第67話 サルとカニ

 日本のダンジョンでも、とうとうほかにも収納バッグとプリンの実が出た。

 僕達は待ってましたと、収納バッグもプリンの実も解禁した。

 収納バッグが高い事は知っていたが、プリンの実も高かった。プリンの実もポーションも、定期的にドロップ品として売ろうと考えてしまう。

 探索者専用マンションも無事に出来上がり、入居が始まった。全室すぐに埋まっており、来月からの家賃収入でのローン返済は順調に行きそうだ。

 が、それも、裏の採掘ダンジョンにかかっている。

「ああ。どうか討伐される事も氾濫する事も無く、長く続きますように」 

 エルゼにある教会で、見物ついでに拝んでおいた。ギルドへ行くと、「教会へ薬草とニジハネトリ5羽を届ける」という依頼があったので、虹色の鳥を捕まえ、薬草を採取し、届けに来たついでに見学していたのだ。

「熱心に祈ってらっしゃいましたね」

 シスターが現れた。

 シスターミミル。治癒ができる魔術士で、教会が運営する治療院で働いている若いシスターだ。治癒の魔術も使うが、ポーション作りもしていると聞いた。

「まあ。我々冒険者は、安全祈願しないと」

 幹彦がそう言う。

 知っているぞ。幹彦が祈ったのは「新たな必殺技を編み出せますように」で、チビが祈ったのは「美味い肉が食いたい」だという事を。

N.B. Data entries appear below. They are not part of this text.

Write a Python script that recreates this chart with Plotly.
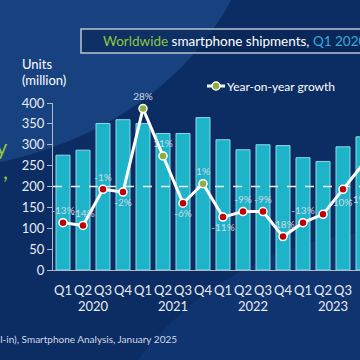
import plotly.graph_objects as go

quarters = ["Q1", "Q2", "Q3", "Q4"] * 4
years = ["2020", "2021", "2022", "2023"]
shipments = [275, 287, 351, 360, 351, 327, 327, 365, 312, 288, 300, 298, 269, 260, 295, 319]
growth = [-13, -14, -1, -2, 28, 11, -6, 1, -11, -9, -9, -18, -13, -10, -1, 8]
growth_labels = [f"{g}%" for g in growth]
label_pos = ["top center", "top center", "top center", "bottom center",
             "top center", "top center", "bottom center", "top center",
             "bottom center", "top center", "top center", "top center",
             "top center", "top right", "bottom right", "top left"]

FONT = "Lato"
L, R, T, B = 53, 0, 103, 90
W = H = 360
PW, PH = W - L - R, H - T - B

def px(x):
    return (x - L) / PW

def py(y):
    return (H - B - y) / PH

xs = list(range(len(shipments)))
marker_colors = ["#8fae3a" if g > 0 else "#c00000" for g in growth]

fig = go.Figure()
fig.add_trace(go.Bar(
    x=xs, y=shipments, width=0.7,
    marker=dict(color="#1db4ca", line=dict(color="#8fd8e4", width=1)),
    yaxis="y", hoverinfo="skip", showlegend=False,
))
fig.add_trace(go.Scatter(
    x=[-0.5, len(xs) - 0.5], y=[0, 0], mode="lines", yaxis="y2",
    line=dict(color="#e8eef6", width=1.5, dash="dash"),
    hoverinfo="skip", showlegend=False,
))
fig.add_trace(go.Scatter(
    x=xs, y=growth, yaxis="y2", mode="lines+markers+text",
    line=dict(color="white", width=3),
    marker=dict(size=8, color=marker_colors, line=dict(color="white", width=1.5)),
    text=growth_labels, textposition=label_pos,
    textfont=dict(family=FONT, size=10, color="#d0d8e2"),
    hoverinfo="skip", showlegend=False, cliponaxis=False,
))

shapes = [
    dict(type="circle", xref="paper", yref="paper", layer="below",
         x0=px(-420), x1=px(260), y0=py(170), y1=py(-400),
         fillcolor="#17427f", line=dict(width=0)),
    dict(type="circle", xref="paper", yref="paper", layer="below",
         x0=px(70), x1=px(730), y0=py(890), y1=py(230),
         fillcolor="#0f3470", line=dict(width=0)),
    dict(type="rect", xref="paper", yref="paper", layer="above",
         x0=px(81), x1=px(400), y0=py(53), y1=py(29),
         fillcolor="rgba(8,36,84,0.6)", line=dict(color="#b8c4d2", width=1.5)),
    dict(type="line", xref="paper", yref="paper",
         x0=px(207), x1=px(225), y0=py(86), y1=py(86),
         line=dict(color="white", width=3)),
    dict(type="circle", xref="paper", yref="paper",
         x0=px(212), x1=px(220), y0=py(90), y1=py(82),
         fillcolor="#8fae3a", line=dict(color="white", width=1.5)),
]

annotations = [
    dict(xref="paper", yref="paper", x=px(101), y=py(41), xanchor="left", yanchor="middle",
         showarrow=False,
         text="<span style='color:#8cc63f'>Worldwide</span> smartphone shipments, "
              "<span style='color:#3aa9d9'>Q1 2020 – Q4 2024</span>",
         font=dict(family=FONT, size=13.5, color="white")),
    dict(xref="paper", yref="paper", x=px(20), y=py(64), xanchor="left", yanchor="middle",
         showarrow=False, text="Units", font=dict(family=FONT, size=13, color="white")),
    dict(xref="paper", yref="paper", x=px(20), y=py(80), xanchor="left", yanchor="middle",
         showarrow=False, text="(million)", font=dict(family=FONT, size=13, color="white")),
    dict(xref="paper", yref="paper", x=px(225), y=py(86), xanchor="left", yanchor="middle",
         showarrow=False, text="Year-on-year growth",
         font=dict(family=FONT, size=12, color="white")),
    dict(xref="paper", yref="paper", x=px(10), y=py(146), xanchor="right", yanchor="middle",
         showarrow=False, text="y", font=dict(family=FONT, size=22, color="#8cc63f")),
    dict(xref="paper", yref="paper", x=px(10), y=py(170), xanchor="right", yanchor="middle",
         showarrow=False, text=",", font=dict(family=FONT, size=22, color="#8cc63f")),
    dict(xref="paper", yref="paper", x=px(179), y=py(339), xanchor="right", yanchor="middle",
         showarrow=False, text="Source: Omdia (sell-in), Smartphone Analysis, January 2025",
         font=dict(family=FONT, size=10, color="#d0d8e4")),
]
for i, yr in enumerate(years):
    annotations.append(dict(
        xref="x", yref="paper", x=i * 4 + 1.5, y=py(306), xanchor="center", yanchor="middle",
        showarrow=False, text=yr, font=dict(family=FONT, size=13, color="#e6ecf4")))

fig.update_layout(
    width=W, height=H,
    margin=dict(l=L, r=R, t=T, b=B, pad=0),
    paper_bgcolor="#0c2d63", plot_bgcolor="rgba(0,0,0,0)",
    showlegend=False, bargap=0.3,
    xaxis=dict(range=[-0.5, -0.5 + PW / 20], tickvals=xs, ticktext=quarters, tickangle=0,
               automargin=False,
               showgrid=False, zeroline=False, showline=True, linecolor="#aeb9c8", linewidth=1,
               ticks="", tickfont=dict(family=FONT, size=13, color="#e6ecf4"), ticklabelstandoff=8),
    yaxis=dict(range=[0, 400], tickvals=list(range(0, 401, 50)), showgrid=False, zeroline=False,
               automargin=False,
               showline=True, linecolor="#aeb9c8", linewidth=1, ticks="outside", ticklen=5,
               tickcolor="#aeb9c8", tickfont=dict(family=FONT, size=13, color="#e6ecf4")),
    yaxis2=dict(range=[-30, 30], overlaying="y", side="right", visible=False),
    shapes=shapes, annotations=annotations,
)
fig.write_html(
    "out.html",
    config={"displayModeBar": False, "staticPlot": True},
    post_script="document.body.style.margin='0';document.body.style.overflow='hidden';"
                "document.body.style.background='#0c2d63';",
)
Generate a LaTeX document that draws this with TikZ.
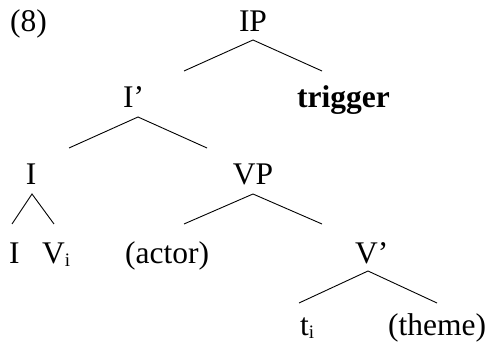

 踏まれないようにチビは抱き上げており、ミミルはそのチビを指で突いてから、胸の前で祈る時にする四角形を指で作り、

「あなた方に女神様のご加護がありますように」

と唱えた。

 それで僕達は教会を出て、近くの丘に向かった。そこにサルの魔物が住み着いて、畑や家畜の被害が出ているらしい。

 チビは散歩するような足取りで歩きながら、レクチャーする。

「何といっても、すばしっこい」

「弱点は?」

「火には弱いな。でも、林が焼けるから火をばらまくのはまずいぞ」

 僕と幹彦はなるほどと頷いた。

「動きを止められれば焼けるし斬れるだろうけど、どうやって止めるかだな」

「こっちも動くしかねえかな?」

「何か、しんどそうだなあ。不意を突くとかできないかな」

 言っているうちに、幹彦がピクリと肩を揺らして林の方を見た。

「来たぜ」

 楽しそうだ。

 チビも伸びをして、

「ちょっと運動するか」

と呟く。

「頑張ってみるかな」

 跳んでいる最中を狙おう。

 考えているうちに、林の木の枝にサルの群れが現れた。

 ニホンザルよりも大きく、チンパンジーよりは小さい。そして、どこかヒトを馬鹿にしたように歯をむき出して笑った。

「腹が立つ野郎どもだな!行くぜ、史緒、チビ!」

「おう!」

「おう!」

 まず氷の球をばら撒くと、跳んで逃げようとする。それを狙って火の球を撃とうとしたが、尻尾で巧みに方向を変えて避けられる。

「器用なやつだな」

 腹が立つが、感心もした。

 幹彦は飛剣を飛ばしてから避けた先へと刀を振るう。

 チビは器用に爪で斬撃を加えていた。

「当たらない!キイー!」

 視線の先には、ニヤニヤしたように見えるサルが、お尻を見せて尻尾を振っていた。挑発だろう。

「貴様。後悔させてやる」

 僕は大きな水の球を撃った。サルは慌てて逃げようとしたが、多少跳んだところで逃げられないほどの大きさの水球だ。

「フフフ。逃げられない大きさにすればいいだけだ」

 サルは水の中でもがき、溺れ、やがてぐったりとして沈んで行った。

 幹彦もチビも奮闘し、どうにかサルの群れを片付け、魔石を取り出し、尻尾をちょん切る。

「手こずらせやがって」

 幹彦はそう言うが、見事なものだった。

「幹彦は凄かったよな。背中とか頭のてっぺんにも目が付いてるみたいな動きだった」

 言うと、幹彦は満更でもない顔で照れ、チビは、

「フミオは大人げなかったな」

と短く言って嘆息し、幹彦は吹き出した。

 が、幹彦が

「ん?」

と言って目を林の中に向けた。

「カニ?林に?」

 そこにいたのは、巨大なカニだった。